Казачок графа Моркова | страница 17



Тропинин молчал.

— Щукин — что! — негромко вымолвил он наконец. — Не в Щукине сила. Граф Морков как…


Почерк на конверте был знакомый.

«От Проши», — подумал Тропинин и торопливо сломал сургучную печать.

Судьба второго казачка графа Миниха, тоже отписанного Моркову в приданое за дочерью, складывалась так. Хозяин рачительный, Морков считал за благо иметь у себя в деревне собственного лекаря. Потому он и поощрил Прошкину склонность к медицине и отослал его в Московский университет.

Тропинин знал, что его старый друг оказывает весьма отличные успехи в науке и что московские профессора хлопочут перед Морковым о предоставлении ему свободы, необходимой для самостоятельной научной деятельности.
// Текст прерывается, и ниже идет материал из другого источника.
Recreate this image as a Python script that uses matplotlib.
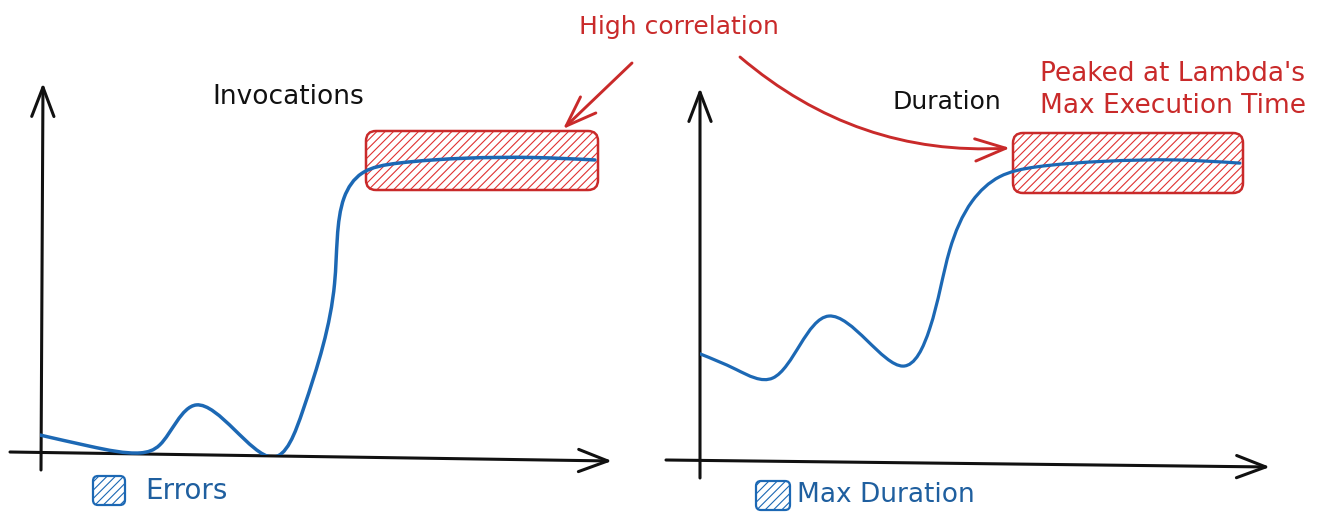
import numpy as np
import matplotlib
matplotlib.use("Agg")
import matplotlib.pyplot as plt
from matplotlib.path import Path
from matplotlib.patches import PathPatch, FancyBboxPatch, FancyArrowPatch

# ---------------- data ----------------
inv_time = [0, 8.9, 17.9, 21.4, 27.9, 41.4, 47.0, 52.6, 54.3, 57.5, 64.0, 76.0, 88.0, 99.1]
inv_value = [5.7, 2.5, 0.6, 2.9, 14.3, -0.6, 13.0, 49.0, 73.5, 80.5, 83.4, 84.8, 85.0, 84.3]

dur_time = [0, 6.5, 13.0, 23.0, 36.25, 41.0, 44.6, 48.6, 53.5, 60.0, 72.0, 85.0, 96.4]
dur_value = [30.9, 26.4, 24.0, 41.7, 27.4, 38.0, 60.6, 74.5, 81.5, 84.3, 85.9, 86.3, 85.4]

titles = ["Invocations", "Duration"]
legend_labels = ["Errors", "Max Duration"]
note_main = "High correlation"
note_right = "Peaked at Lambda's\nMax Execution Time"

# ---------------- style ----------------
BLUE = "#1c68b4"
BLUE_TXT = "#1f5f9f"
RED = "#c92a2a"
RED_H = "#e03131"
BLACK = "#111111"
FONT = "DejaVu Sans"
plt.rcParams["hatch.linewidth"] = 0.8

W, H = 1325, 522
SX, SY = 5.6, 3.5  # px per data unit on both panels
fig = plt.figure(figsize=(W / 100, H / 100), dpi=100)
ov = fig.add_axes([0, 0, 1, 1], zorder=0)
ov.set_xlim(0, W)
ov.set_ylim(H, 0)
ov.axis("off")


def smooth_path(xs, ys):
    # parametric natural cubic spline (chord length) through the points, as Bezier segments
    P = np.column_stack([np.asarray(xs, float) * SX, np.asarray(ys, float) * SY])
    n = len(P)
    h = np.hypot(*(np.diff(P, axis=0).T)) ** 0.75
    A = np.zeros((n, n))
    B = np.zeros((n, 2))
    A[0, 0] = A[-1, -1] = 1.0
    for i in range(1, n - 1):
        A[i, i - 1] = h[i - 1]
        A[i, i] = 2 * (h[i - 1] + h[i])
        A[i, i + 1] = h[i]
        B[i] = 6 * ((P[i + 1] - P[i]) / h[i] - (P[i] - P[i - 1]) / h[i - 1])
    M = np.linalg.solve(A, B)
    verts = [P[0]]
    codes = [Path.MOVETO]
    for i in range(n - 1):
        hi = h[i]
        s = (P[i + 1] - P[i]) / hi
        d0 = s - hi * (2 * M[i] + M[i + 1]) / 6
        d1 = s + hi * (M[i] + 2 * M[i + 1]) / 6
        verts += [P[i] + d0 * hi / 3, P[i + 1] - d1 * hi / 3, P[i + 1]]
        codes += [Path.CURVE4] * 3
    verts = np.array(verts) / np.array([SX, SY])
    return Path(verts, codes)


def data_axes(px_left, px_base):
    ax = fig.add_axes([px_left / W, (H - px_base) / H, 100 * SX / W, 100 * SY / H], zorder=2)
    ax.set_xlim(0, 100)
    ax.set_ylim(0, 100)
    ax.axis("off")
    ax.patch.set_alpha(0)
    return ax


def axis_arrow(p0, p1):
    ov.add_patch(FancyArrowPatch(p0, p1, arrowstyle="->,head_length=21,head_width=8",
                                 mutation_scale=1, color=BLACK, lw=2.2,
                                 capstyle="round", joinstyle="round", shrinkA=0, shrinkB=0))


def red_arrow(p0, p1, rad=0.0):
    ov.add_patch(FancyArrowPatch(p0, p1, arrowstyle="->,head_length=22,head_width=8",
                                 connectionstyle=f"arc3,rad={rad}",
                                 mutation_scale=1, color=RED, lw=2.1,
                                 capstyle="round", joinstyle="round", shrinkA=0, shrinkB=0))


def hatch_box(x, y, w, h, color_edge, color_hatch, r=10, lw=1.8):
    ov.add_patch(FancyBboxPatch((x, y), w, h, boxstyle=f"round,pad=0,rounding_size={r}",
                                facecolor="none", edgecolor=color_hatch, hatch="////", lw=0))
    ov.add_patch(FancyBboxPatch((x, y), w, h, boxstyle=f"round,pad=0,rounding_size={r}",
                                facecolor="none", edgecolor=color_edge, lw=lw))


# ---------------- axes (hand drawn) ----------------
axis_arrow((41, 470), (43, 83))
axis_arrow((10, 452), (612, 461))
axis_arrow((700, 478), (700, 88))
axis_arrow((666, 460), (1270, 467))

# ---------------- highlight boxes ----------------
hatch_box(366, 131, 232, 59, RED, RED_H)
hatch_box(1013, 133, 230, 60, RED, RED_H)

# ---------------- curves ----------------
axL = data_axes(40, 455)
axL.add_patch(PathPatch(smooth_path(inv_time, inv_value), facecolor="none",
                        edgecolor=BLUE, lw=2.5, capstyle="round", joinstyle="round"))
axR = data_axes(700, 462)
axR.add_patch(PathPatch(smooth_path(dur_time, dur_value), facecolor="none",
                        edgecolor=BLUE, lw=2.3, capstyle="round", joinstyle="round"))

# ---------------- texts ----------------
ov.text(288, 97, titles[0], ha="center", va="center", fontsize=19, color=BLACK, family=FONT)
ov.text(947, 102, titles[1], ha="center", va="center", fontsize=18, color=BLACK, family=FONT)
ov.text(679, 27, note_main, ha="center", va="center", fontsize=18, color=RED, family=FONT)
ov.text(1173, 90, note_right, ha="center", va="center", fontsize=19, color=RED, family=FONT,
        linespacing=1.3)

# arrows
red_arrow((632, 63), (563, 129))
red_arrow((740, 57), (1010, 148), rad=0.2)

# ---------------- legends ----------------
hatch_box(93, 476, 32, 29, BLUE, BLUE, r=5, lw=1.6)
ov.text(145, 491, legend_labels[0], ha="left", va="center", fontsize=20, color=BLUE_TXT, family=FONT)
hatch_box(756, 481, 34, 29, BLUE, BLUE, r=5, lw=1.6)
ov.text(797, 495, legend_labels[1], ha="left", va="center", fontsize=19, color=BLUE_TXT, family=FONT)

fig.savefig("out.png", dpi=100, facecolor="white")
С первых же слов письма Василий понял, как несчастливо обернулось для Прокопия ходатайство москвичей: барин разгневался. Прошка Данилевский — его, графа Моркова, собственность и на его, графские, денежки обучен. А понеже университету учёных недостаёт, так пускай оных из вольных набирает. Он же, граф Морков, своего крепостного для собственной надобности обучал, а ежели Прошка в лекарском искусстве понаторел, то тем лучше для графа Ираклия Ивановича. Вот и весь сказ…
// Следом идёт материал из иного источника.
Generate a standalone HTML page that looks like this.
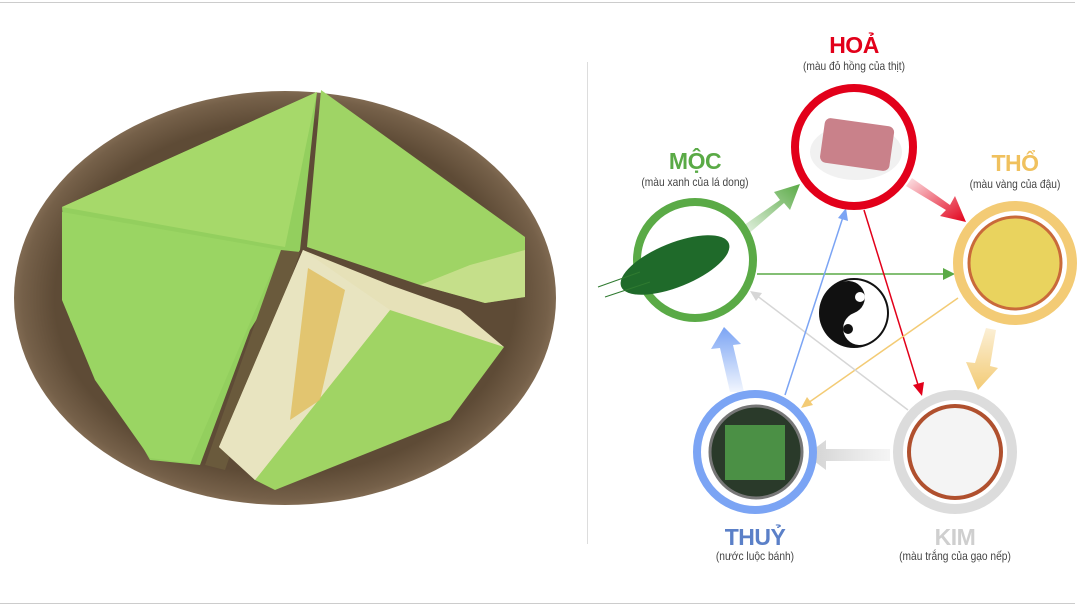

Письмо выскользнуло из рук, забелело на полу в весенних сумерках. Василий не двигался с места. Это письмо предрешало не только судьбу Данилевского, но и его, Тропинина. Свет уличного фонаря жёлтой полоской лёг на пол. Василий полюбовался ею, потом взял картуз и вышел. Ветер дул с Невы, резкий и пронзительный. Наплывали тучи, светила луна, края туч отливали медью.
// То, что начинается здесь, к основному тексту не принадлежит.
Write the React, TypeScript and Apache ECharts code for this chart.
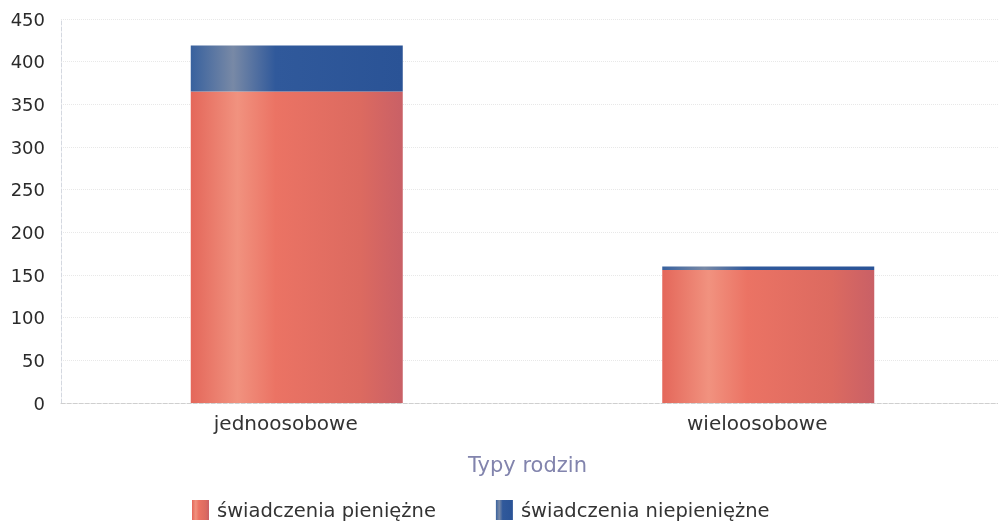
import React, { useEffect, useRef } from "react";
import * as echarts from "echarts";

const categories = ["jednoosobowe", "wieloosobowe"];
const cashBenefits = [365, 156];
const nonCashBenefits = [54, 4];
const seriesNames = ["świadczenia pieniężne", "świadczenia niepieniężne"];
const axisName = "Typy rodzin";

const FONT = "DejaVu Sans";

export default function App() {
  const ref = useRef<HTMLDivElement>(null);
  useEffect(() => {
    document.body.style.margin = "0";
    document.body.style.overflow = "hidden";
    const chart = echarts.init(ref.current!, null, { renderer: "svg" });
    const redGrad = new echarts.graphic.LinearGradient(0, 0, 1, 0, [
      { offset: 0, color: "#e4675a" },
      { offset: 0.22, color: "#f1927f" },
      { offset: 0.4, color: "#eb7364" },
      { offset: 0.8, color: "#dc6a60" },
      { offset: 1, color: "#c96066" },
    ]);
    const blueGrad = new echarts.graphic.LinearGradient(0, 0, 1, 0, [
      { offset: 0, color: "#38619e" },
      { offset: 0.2, color: "#7889a6" },
      { offset: 0.4, color: "#30599b" },
      { offset: 1, color: "#2a5396" },
    ]);
    chart.setOption({
      animation: false,
      textStyle: { fontFamily: FONT },
      grid: { left: 61, right: 0, top: 19, bottom: 122, containLabel: false },
      legend: {
        left: 187,
        top: 495,
        itemWidth: 17,
        itemHeight: 20,
        itemGap: 60,
        icon: "rect",
        textStyle: { fontFamily: FONT, fontSize: 19.5, color: "#333", padding: [0, 0, 0, 3] },
        data: seriesNames,
      },
      xAxis: {
        type: "category",
        data: categories,
        name: axisName,
        nameLocation: "middle",
        nameGap: 51,
        nameTextStyle: { fontFamily: FONT, fontSize: 21, color: "#8284ad", padding: [0, 10, 0, 0] },
        axisLine: { show: true, lineStyle: { color: "#cfcfcf", type: "dashed", width: 1 } },
        axisTick: { show: false },
        axisLabel: { fontFamily: FONT, fontSize: 20, color: "#333", margin: 10, padding: [0, 22, 0, 0] },
      },
      yAxis: {
        type: "value",
        min: 0,
        max: 450,
        interval: 50,
        axisLine: { show: true, lineStyle: { color: "#d4d8e0", type: "dashed", width: 1 } },
        axisTick: { show: false },
        axisLabel: { fontFamily: FONT, fontSize: 18, color: "#2a2a2a", margin: 16 },
        splitLine: { show: true, lineStyle: { color: "#e8e8e8", type: "dotted", width: 1 } },
      },
      series: [
        {
          name: seriesNames[0],
          type: "bar",
          stack: "total",
          barWidth: 212,
          data: cashBenefits,
          itemStyle: { color: redGrad },
        },
        {
          name: seriesNames[1],
          type: "bar",
          stack: "total",
          barWidth: 212,
          data: nonCashBenefits,
          itemStyle: { color: blueGrad },
        },
      ],
    });
    return () => chart.dispose();
  }, []);
  return <div ref={ref} style={{ position: "fixed", left: 0, top: 0, width: 1004, height: 525 }} />;
}
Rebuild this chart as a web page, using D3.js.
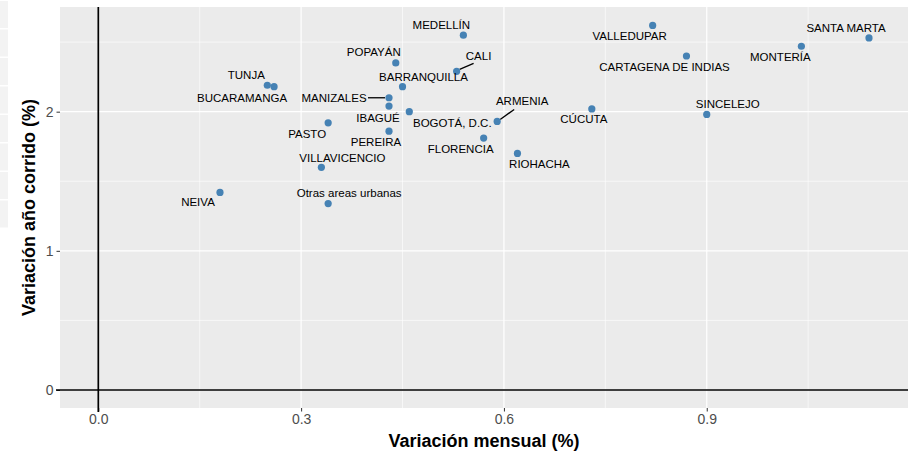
<!DOCTYPE html>
<meta charset="utf-8">
<style>
    body { margin: 0; background: #fff; }
    text { font-family: "Liberation Sans", Arial, sans-serif; }
</style>
<svg width="916" height="455"></svg>
<script src="https://cdn.jsdelivr.net/npm/d3@7"></script>
<script>
    // data
    var ciudades = ["MEDELLÍN", "VALLEDUPAR", "SANTA MARTA", "MONTERÍA", "CARTAGENA DE INDIAS",
        "CALI", "POPAYÁN", "TUNJA", "BUCARAMANGA", "BARRANQUILLA", "MANIZALES", "IBAGUÉ",
        "BOGOTÁ, D.C.", "PASTO", "PEREIRA", "FLORENCIA", "RIOHACHA", "CÚCUTA", "ARMENIA",
        "SINCELEJO", "VILLAVICENCIO", "Otras areas urbanas", "NEIVA"]
    var mensual = [0.54, 0.82, 1.14, 1.04, 0.87,
        0.53, 0.44, 0.25, 0.26, 0.45, 0.43, 0.43,
        0.46, 0.34, 0.43, 0.57, 0.62, 0.73, 0.59,
        0.90, 0.33, 0.34, 0.18]
    var anioCorrido = [2.55, 2.62, 2.53, 2.47, 2.40,
        2.29, 2.35, 2.19, 2.18, 2.18, 2.10, 2.04,
        2.00, 1.92, 1.86, 1.81, 1.70, 2.02, 1.93,
        1.98, 1.60, 1.34, 1.42]
    var xTicks = [0.0, 0.3, 0.6, 0.9]
    var yTicks = [0, 1, 2]

    // label placement (pixel offsets from the point, like ggrepel left them)
    var labelDx = [-22, -23, -23, -21, -22, 22, -22, -21, -32, 21, -55, -11, 43, -21, -13, -23, 22, -8, 25, 21, 21, 21, -22]
    var labelDy = [-10, 11, -10, 11, 11, -15, -11, -10, 11, -10, 0, 12, 11, 11, 11, 11, 11, 10, -20, -10, -9, -11, 10]
    var conLinea = ["CALI", "MANIZALES", "ARMENIA"]

    var svg = d3.select("svg")
    var m = { left: 60, right: 8, top: 7, bottom: 47 }
    var width = 916, height = 455

    // faint strip on the left edge of the screenshot
    for (let i = 0; i < 8; i++) {
        svg.append("rect").attr("x", 0).attr("y", i * 28.5 + 1).attr("width", 8).attr("height", 27)
            .attr("fill", "#f3f3f3")
    }

    var x = d3.scaleLinear().domain([0, 1.14]).range([98.3, 869])
    var y = d3.scaleLinear().domain([0, 2.62]).range([390, 25.4])

    var x0 = m.left, x1 = width - m.right, y0 = m.top, y1 = height - m.bottom

    svg.append("rect").attr("x", x0).attr("y", y0).attr("width", x1 - x0).attr("height", y1 - y0)
        .attr("fill", "#EBEBEB")

    var g = svg.append("g")
    // minor grid
    var xMinor = [0.15, 0.45, 0.75, 1.05], yMinor = [0.5, 1.5, 2.5]
    g.selectAll(".xm").data(xMinor).join("line")
        .attr("x1", d => x(d)).attr("x2", d => x(d)).attr("y1", y0).attr("y2", y1)
        .attr("stroke", "#fff").attr("stroke-width", 0.6)
    g.selectAll(".ym").data(yMinor).join("line")
        .attr("y1", d => y(d)).attr("y2", d => y(d)).attr("x1", x0).attr("x2", x1)
        .attr("stroke", "#fff").attr("stroke-width", 0.6)
    // major grid
    g.selectAll(".xg").data(xTicks).join("line")
        .attr("x1", d => x(d)).attr("x2", d => x(d)).attr("y1", y0).attr("y2", y1)
        .attr("stroke", "#fff").attr("stroke-width", 1.2)
    g.selectAll(".yg").data(yTicks).join("line")
        .attr("y1", d => y(d)).attr("y2", d => y(d)).attr("x1", x0).attr("x2", x1)
        .attr("stroke", "#fff").attr("stroke-width", 1.2)

    // axes
    var xAxis = svg.append("g").attr("transform", `translate(0,${y1})`)
        .call(d3.axisBottom(x).tickValues(xTicks).tickFormat(d3.format(".1f")).tickSize(3.5).tickPadding(3))
    var yAxis = svg.append("g").attr("transform", `translate(${x0},0)`)
        .call(d3.axisLeft(y).tickValues(yTicks).tickFormat(d3.format("d")).tickSize(3.5).tickPadding(3))
    for (const a of [xAxis, yAxis]) {
        a.select(".domain").remove()
        a.selectAll("line").attr("stroke", "#333")
        a.selectAll("text").attr("fill", "#4D4D4D").style("font-size", "14px")
    }

    // reference lines at zero
    svg.append("line").attr("x1", x(0)).attr("x2", x(0)).attr("y1", y0).attr("y2", y1 + 4)
        .attr("stroke", "#000").attr("stroke-width", 1.7)
    svg.append("line").attr("x1", x0 - 4).attr("x2", x1).attr("y1", y(0)).attr("y2", y(0))
        .attr("stroke", "#000").attr("stroke-width", 1.7)

    var datos = ciudades.map((c, i) => ({ c: c, vx: mensual[i], vy: anioCorrido[i], dx: labelDx[i], dy: labelDy[i] }))

    // segments
    svg.append("g").selectAll("line").data(datos.filter(d => conLinea.includes(d.c))).join("line")
        .attr("x1", d => x(d.vx) + (d.dx < 0 ? -4 : 3))
        .attr("y1", d => y(d.vy) + (d.dy < 0 ? -2 : 0))
        .attr("x2", d => x(d.vx) + (d.dx > 30 ? 18 : d.dx < -30 ? -21 : 17))
        .attr("y2", d => y(d.vy) + (d.dx > 30 ? 0 : d.dy < -16 ? -12 : d.dy < 0 ? -8 : 0))
        .attr("stroke", "#000").attr("stroke-width", 1.3)

    // points
    svg.append("g").selectAll("circle").data(datos).join("circle")
        .attr("cx", d => x(d.vx)).attr("cy", d => y(d.vy)).attr("r", 3.6)
        .attr("fill", "steelblue")

    // labels
    svg.append("g").selectAll("text").data(datos).join("text")
        .attr("x", d => x(d.vx) + d.dx).attr("y", d => y(d.vy) + d.dy)
        .attr("text-anchor", "middle").attr("dominant-baseline", "central")
        .style("font-size", "11.5px").attr("fill", "#000")
        .text(d => d.c)

    // titles
    svg.append("text").attr("x", (x0 + x1) / 2).attr("y", 447)
        .attr("text-anchor", "middle").style("font-size", "18px").style("font-weight", "bold")
        .text("Variación mensual (%)")
    svg.append("text").attr("transform", `translate(35,${(y0 + y1) / 2}) rotate(-90)`)
        .attr("text-anchor", "middle").style("font-size", "18px").style("font-weight", "bold")
        .text("Variación año corrido (%)")
</script>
В окнах квартиры Щукина был свет. Зайти поговорить со Степаном Семёновичем? Может, что и присоветует. Ведь он, Вася, ему, как отцу родному, верил…

Тропинин вошёл, тихонько притворил за собой дверь. В кабинете спорили. Тропинин услышал своё имя, остановился.

— А ведомо ли вам, что одного из бывших наших учеников крепостного звания барин за непокорность крыши да полы красить понуждал? А после на скотный двор отослал. Так этот несчастливец с горя повесился. А другой живописец, кабалы не вынеся, в пруду утопился.

Василий узнал голос Акимова. Потом заговорил Щукин:

— А ведомо ли вам, что прославленный наш художник Поляков вовсе спился с кругу да и пропал без вести?

— Как не спиться с кругу, когда барин его таскал на запятках кареты в ливрее! Полякову случалось распахивать дверцы кареты около тех самых домов, где он великим почётом пользовался.

«Слушать у чужих дверей — непристойность какая», — подумал Тропинин, но уйти не хватало духу.